We’ll give an analytic proof, but we could give a totally synthetic (geometric) proof as well.

An Analytic, Calculussey Proof

First of all, we should ask:

At a given moment, how fast can the Princess swim towards the edge of the lake?

Let’s not worry about our actors changing directions— this doesn’t really affect our thinking (remember we assumed they could change directions instantly).
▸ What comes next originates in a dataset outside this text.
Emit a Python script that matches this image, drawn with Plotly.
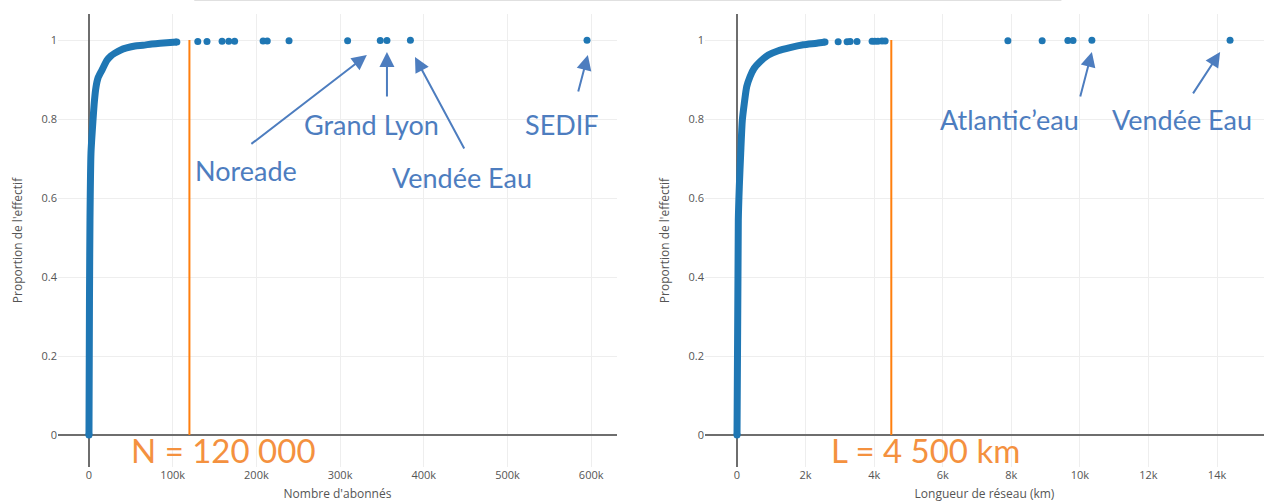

So the Beast will be dashing around the lake and the princess taking some route to get away.

Let’s scale things so that the lake has radius 1, and the Beast’s speed is 1. At time t then, he will have travelled a distance of t, and the Princess will have traveled one-fourth as far, ¼t.

At a given moment, how fast can the Princess swim towards the edge of the lake?

Consider what happens over a very very small interval of time, of size Δt, when the Princess is r away from the center of the lake.

The Beast travels Δt along the shore. The Princess has to keep the beast on the opposite side of the lake, and so has to swim proportionally less,
r Δt around.

How much can she increase r, if she is travelling a total of ¼ Δt, and needs only to go around a distance of r Δt? It is well worth learning how to think like an 18th Century Mathematician: essentially we have a right triangle, and can use the Pythagorean Theorem. (We don’t really have exactly a right triangle, but the difference is negligible, and as Δt decreases, is less and less important, until irrelevant in the limit.)

By the Pythagorean Theorem, an increment of change of radius Δ r is √( (¼ Δ t)² – (r Δ t)²)

(In the limit, this is good enough; all the differences are vanishingly small compared to Δ, as Δ decreases.)

In other words, in the limit,

dr = √ (¼²–r²) dt

Using a little calculus, and remembering that at t = 0, we have r = 0 as well, we can check that

r = ¼ sin 4t

Remember that t is not only measuring time, but also the monster’s distance around the lake; the lake is radius 1, so this is also the radian measure around the lake. In other words, the initial part of the Princess’ path, in polar coordinates is:

r(θ) = ¼ sin 4θ

a circle as promised!